Sustainability at the Core: Glastonbury’s Zero-to-Landfill Ambition and What It Demands From Cleaners
How Recycling Stations and Crew Training Shift the Environmental Equation
Glastonbury has been working towards a zero-to-landfill target for a number of years, and the commitment is substantive rather than decorative. The festival operates a dedicated environmental campaign – Glastonbury Green – and its sustainability framework extends well beyond the sort of feel-good positioning that passes for environmental responsibility at lesser events.
What that ambition demands from cleaning crews is both significant and specific. Waste segregation cannot happen automatically at a central sorting facility after the fact. It has to happen at the point of collection, in the field, in real time, by individual crew members making the correct call thousands of times a day across a 900-acre site. That requires genuine understanding of the waste streams involved, not a vague awareness that recycling is generally considered a good idea.
Crew training, therefore, is not a tick-box exercise conducted five minutes before deployment. The briefings that professional festival cleaning contractors run in advance cover waste categorisation, correct equipment handling, health and safety in high-footfall environments, and the client’s specific sustainability protocols in detail. The environmental outcomes achieved at Glastonbury each year are, in no small part, a direct reflection of how thoroughly those briefings are delivered – and how seriously the crews receiving them take their responsibilities on the ground.
The Bit They Never Show on the BBC Coverage
Scaling Glastonbury’s Principles Down to Club Nights, Concerts, and Local Festivals
The BBC’s Glastonbury coverage is, by most accounts, genuinely excellent.
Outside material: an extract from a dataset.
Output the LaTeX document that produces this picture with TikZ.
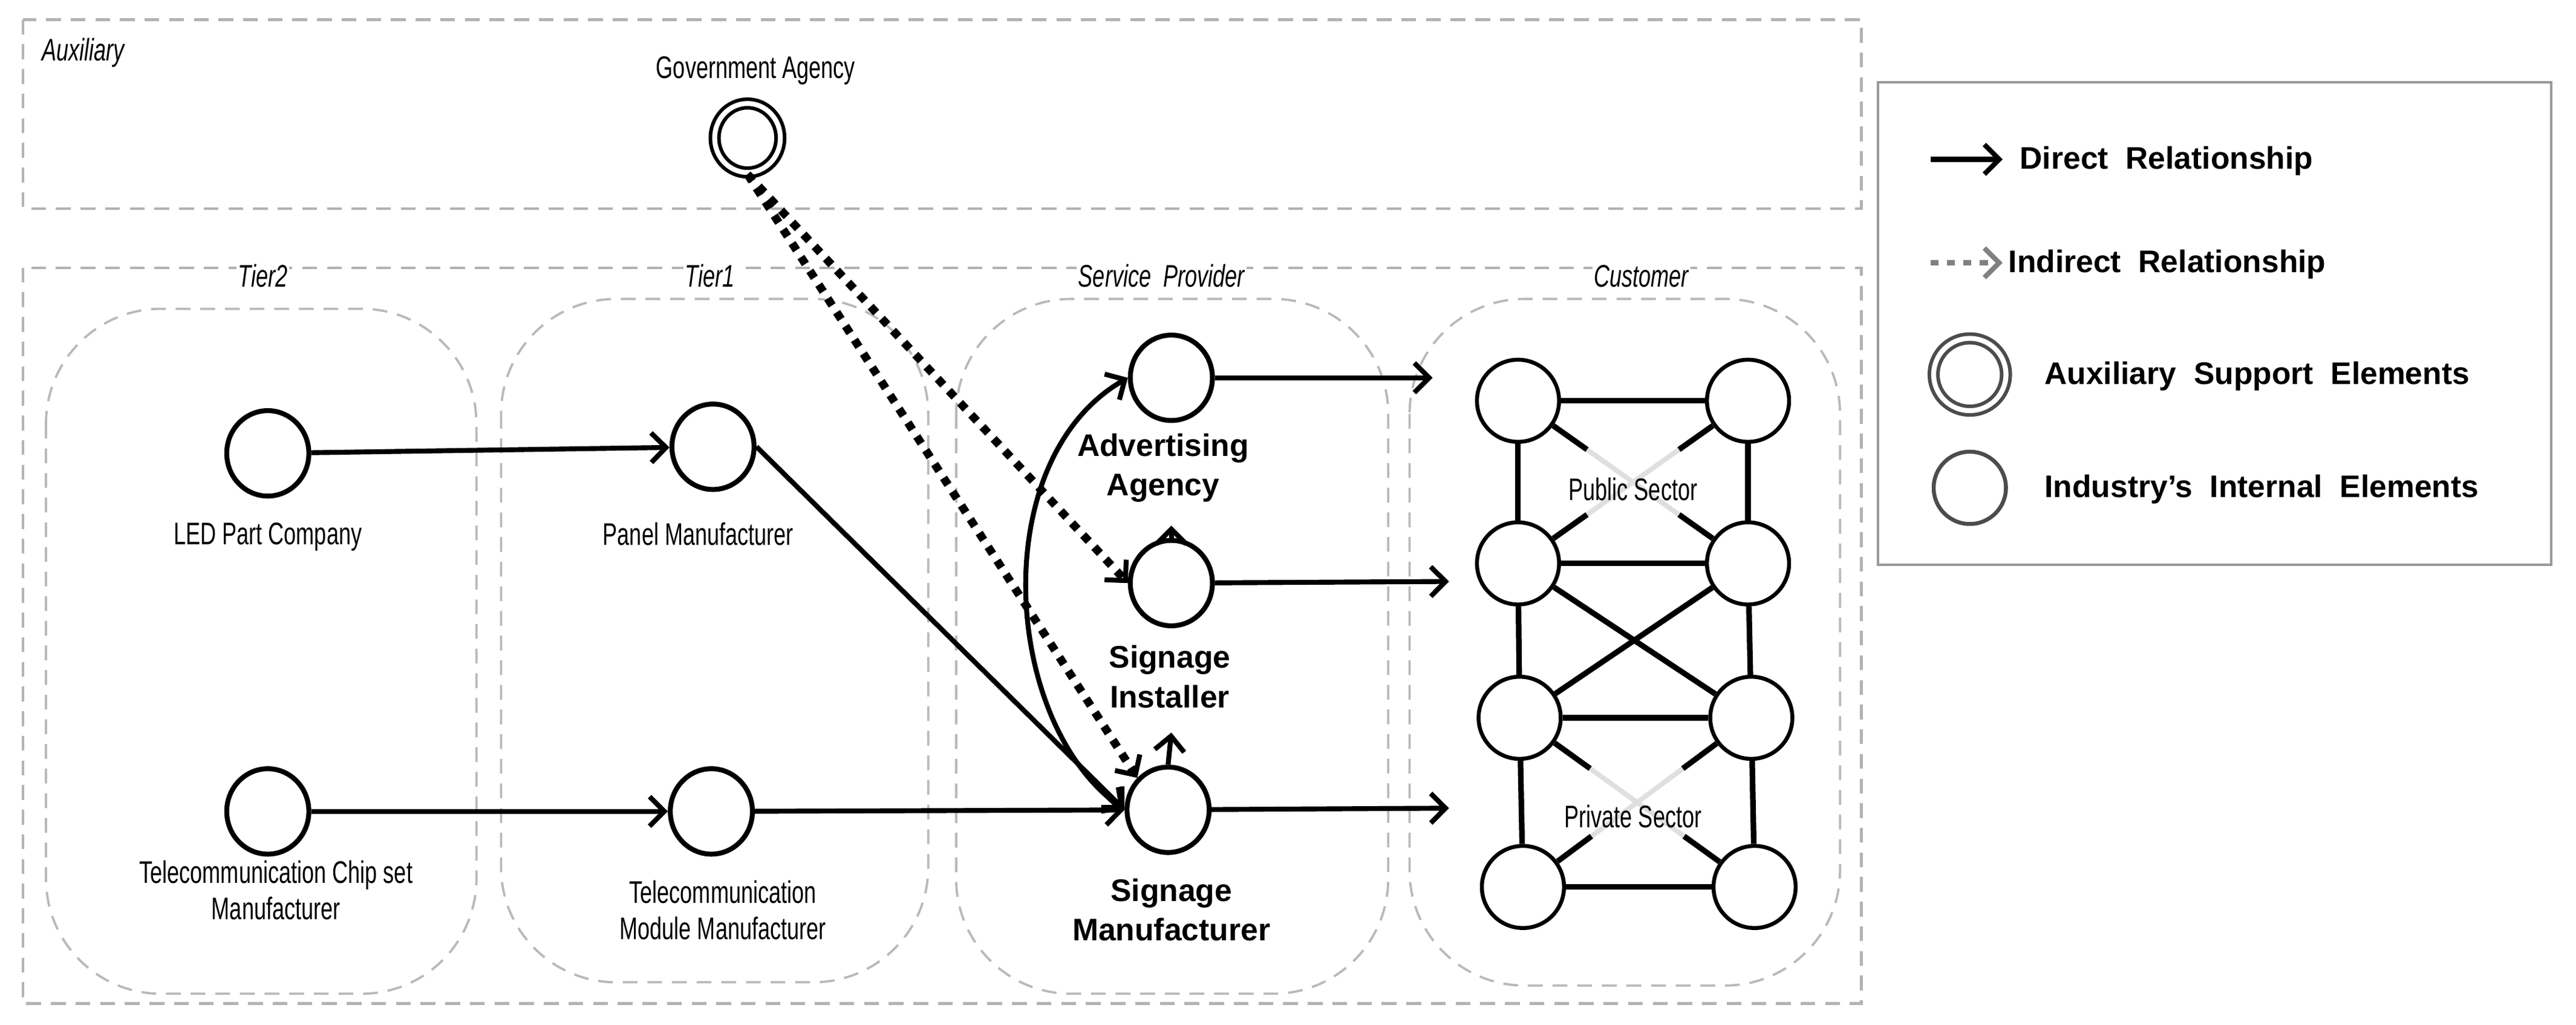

Hours of highlights, the odd earnest interview conducted ankle-deep in mud, and enough slow-motion crowd footage to sustain you comfortably through to Christmas. What they never cut to – and this is the part that quietly rankles those of us who work in the industry – is the moment the gates close on Sunday night and several hundred people in hi-vis jackets pick up their equipment and get to work.
That invisibility is something live events cleaning professionals know intimately. The work happens in the margins: after the audience has gone home and before the venue manager needs the space back and operational. But the principles that govern it – whether you are coordinating a post-Glastonbury clean-up across 900 Somerset acres or clearing a 400-capacity music venue in Camden after a sold-out Friday night show – are fundamentally the same.
Plan before the event, not after. Zone the space. Know your waste streams before your crew arrives on site. Deploy the right people to the right tasks. Brief properly and thoroughly. And never, under any circumstances, underestimate the number of abandoned tent pegs.
The scale changes, and the logistics adjust accordingly. But the underlying discipline – treating every post-event clean-up as a structured, professional operation rather than an afterthought you deal with at two in the morning – is what consistently separates a well-run event from one that everyone involved quietly hopes not to repeat.